De Vanna started a guest stint with W-League club Canberra United on Tuesday, as she prepares to get herself in shape for the 12-team Algarve Cup competition the Matildas will contest in Portugal in March.
The two-time FIFA World Cup All-Star team representative didn't play for almost a month following Australia's 2016 Olympic Games quarter-final elimination in Brazil in mid-August.
She turned out in the last three matches of the inaugural NWSL season of American club Orlando Pride, coached by her old Matildas mentor Tom Sermanni.
Their season ended in late September, since when De Vanna hasn't played, but the well-travelled forward has now joined her sixth senior Australian club.
"I had a bit of a break, I want to focus on my coaching and I want something different," De Vanna told AAP.
"So I decided to come to Canberra, where it's a good team environment.
"It's a place that I've been training for the last two years and it's just completely football, because my main goal is to be ready for the Algarves."

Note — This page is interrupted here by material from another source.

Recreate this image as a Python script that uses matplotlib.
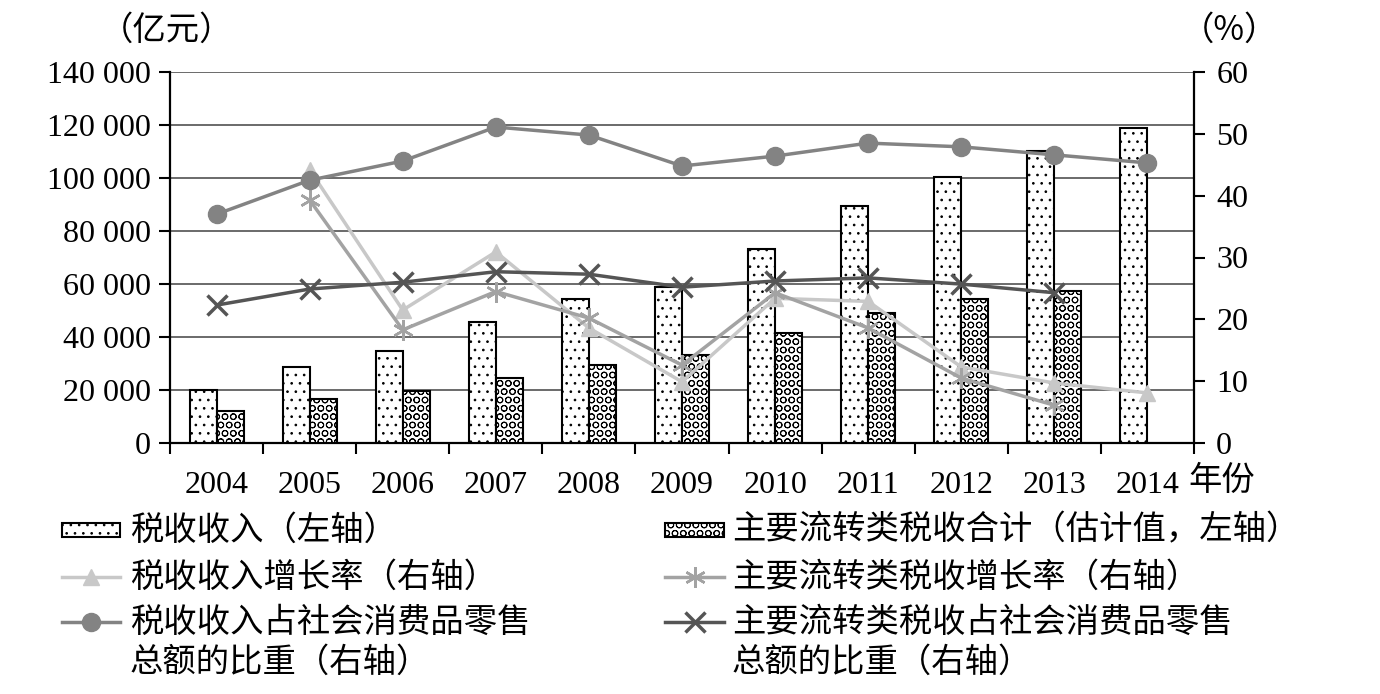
import matplotlib
matplotlib.use("Agg")
import matplotlib.pyplot as plt
from matplotlib.lines import Line2D
from matplotlib.patches import Rectangle
from matplotlib.ticker import FuncFormatter, MultipleLocator
import numpy as np

years = ["2004", "2005", "2006", "2007", "2008", "2009", "2010", "2011", "2012", "2013", "2014"]
tax_revenue = [20000, 28700, 34700, 45700, 54300, 59000, 73200, 89500, 100400, 110200, 118900]
flow_tax = [12000, 16600, 19600, 24500, 29400, 33200, 41500, 49200, 54300, 57500, None]
tax_growth = [None, 44.2, 21.5, 30.9, 18.6, 9.9, 23.4, 22.9, 12.3, 9.7, 8.1]
flow_growth = [None, 39.3, 18.3, 24.5, 20.2, 12.6, 24.3, 18.6, 10.5, 6.1, None]
tax_share = [37.0, 42.5, 45.6, 51.1, 49.8, 44.8, 46.4, 48.5, 47.9, 46.6, 45.3]
flow_share = [22.3, 24.9, 26.0, 27.7, 27.3, 25.2, 26.2, 26.7, 25.7, 24.3, None]

labels = ["税收收入（左轴）", "主要流转类税收合计（估计值，左轴）",
          "税收收入增长率（右轴）", "主要流转类税收增长率（右轴）",
          "税收收入占社会消费品零售\n总额的比重（右轴）", "主要流转类税收占社会消费品零售\n总额的比重（右轴）"]

serif = ["Liberation Serif", "DejaVu Serif"]
cjk = ["Noto Sans CJK SC", "DejaVu Sans"]
plt.rcParams['hatch.linewidth'] = 0.7

def nz(a):
    return np.array([np.nan if v is None else v for v in a], dtype=float)

fig = plt.figure(figsize=(13.8, 6.94), dpi=100)
ax = fig.add_axes([170/1380, 1-443/694, (1194-170)/1380, (443-72)/694])
x = np.arange(len(years))
w = 0.29

ax.bar(x - w/2, nz(tax_revenue), w, facecolor="white", edgecolor="black", linewidth=1.5, hatch="..", zorder=3)
ax.bar(x[:10] + w/2, nz(flow_tax)[:10], w, facecolor="white", edgecolor="black", linewidth=1.5, hatch="OO", zorder=3)

ax.set_xlim(-0.5, len(years) - 0.5)
ax.set_ylim(0, 140000)
ax.yaxis.set_major_locator(MultipleLocator(20000))
ax.yaxis.set_major_formatter(FuncFormatter(lambda v, p: f"{int(v):,}".replace(",", " ")))
ax.grid(axis="y", color="#5f5f5f", linewidth=1.3, zorder=0)
ax.set_axisbelow(True)
ax.set_xticks(x)
ax.set_xticklabels(years, fontfamily=serif, fontsize=23)
ax.set_xticks(np.arange(-0.5, len(years)), minor=True)
ax.tick_params(axis="x", which="major", length=0, pad=20)
ax.tick_params(axis="x", which="minor", length=8, width=1.5, direction="out")
ax.tick_params(axis="y", length=8, width=1.5, direction="out", pad=6)
for lab in ax.get_yticklabels():
    lab.set_fontfamily(serif)
    lab.set_fontsize(23)
for s in ["left", "bottom"]:
    ax.spines[s].set_linewidth(1.6)
ax.spines["top"].set_visible(False)
ax.spines["right"].set_visible(False)

ax2 = ax.twinx()
ax2.set_ylim(0, 60)
ax2.yaxis.set_major_locator(MultipleLocator(10))
ax2.tick_params(axis="y", length=8, width=1.5, direction="out", pad=8)
for lab in ax2.get_yticklabels():
    lab.set_fontfamily(serif)
    lab.set_fontsize(23)
ax2.spines["right"].set_linewidth(1.6)
for s in ["left", "top", "bottom"]:
    ax2.spines[s].set_visible(False)

lw = 2.5
st_tri = dict(color="#c8c8c8", marker="^", markersize=12, linewidth=lw)
st_star = dict(color="#a3a3a3", marker=(6, 2, 0), markersize=15, markeredgewidth=1.8, linewidth=lw)
st_cross = dict(color="#555555", marker="x", markersize=15, markeredgewidth=2.5, linewidth=lw)
st_circ = dict(color="#838383", marker="o", markersize=13, linewidth=lw)
ax2.plot(x, nz(tax_growth), **st_tri, zorder=3)
ax2.plot(x, nz(flow_growth), **st_star, zorder=4)
ax2.plot(x, nz(flow_share), **st_cross, zorder=5)
ax2.plot(x, nz(tax_share), **st_circ, zorder=6)

fig.text(167/1380, 1-30/694, "（亿元）", family=cjk, fontsize=24, ha="center", va="center")
fig.text(1230/1380, 1-30/694, "（%）", family=cjk, fontsize=24, ha="center", va="center")
fig.text(1188/1380, 1-480/694, "年份", family=cjk, fontsize=24, ha="left", va="center")

# legend overlay in pixel coordinates
lg = fig.add_axes([0, 0, 1, 1], zorder=10)
lg.set_xlim(0, 1380)
lg.set_ylim(694, 0)
lg.axis("off")
lg.patch.set_alpha(0)

cols = [(62, 120, 130), (665, 724, 732)]
rows = [530, 577, 622]
lg.add_patch(Rectangle((cols[0][0], rows[0]-7), cols[0][1]-cols[0][0], 14, facecolor="white",
                       edgecolor="black", linewidth=1.5, hatch=".."))
lg.add_patch(Rectangle((cols[1][0], rows[0]-7), cols[1][1]-cols[1][0], 14, facecolor="white",
                       edgecolor="black", linewidth=1.5, hatch="OO"))
handles = [st_tri, st_star, st_circ, st_cross]
pos = [(0, 1), (1, 1), (0, 2), (1, 2)]
for st, (c, r) in zip(handles, pos):
    x0, x1, _ = cols[c]
    lg.add_line(Line2D([x0, x1], [rows[r], rows[r]], color=st["color"], linewidth=lw))
    kw = {k: v for k, v in st.items() if k not in ("linewidth",)}
    lg.add_line(Line2D([(x0+x1)/2], [rows[r]], linestyle="none", **kw))
for i, lab in enumerate(labels):
    c, r = i % 2, i // 2
    lines = lab.split("\n")
    for j, t in enumerate(lines):
        lg.text(cols[c][2], rows[r] + j*40, t, family=cjk, fontsize=24, ha="left", va="center")

fig.savefig("out.png", dpi=100)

De Vanna has amassed 117 caps and 40 goals since her Matildas debut in 2005 and her appetite for international competition clearly hasn't been sated.
Quite apart from her travels across Australia, De Vanna has played for several American clubs and a couple in Sweden, all in the space of less than a decade, and has had her share of injuries.
"I'm 32 years old so I have think carefully about what I do next because I need to look after my body," she said.
"I really enjoy playing for my national team, so for me to do that at such a high level, I need to look after my body."
De Vanna had no opportunity to exert a major influence on her first game for Canberra United in their 6-1 away loss to W-League leader Sydney.
She was injected into the game on the synthetic Lambert Park surface just before the hour mark with her team trailing 4-0.
"That was tough 1-0, 2-0 you still have a chance to change something," she said.
"But when it's four or five, all you can do is just keep working."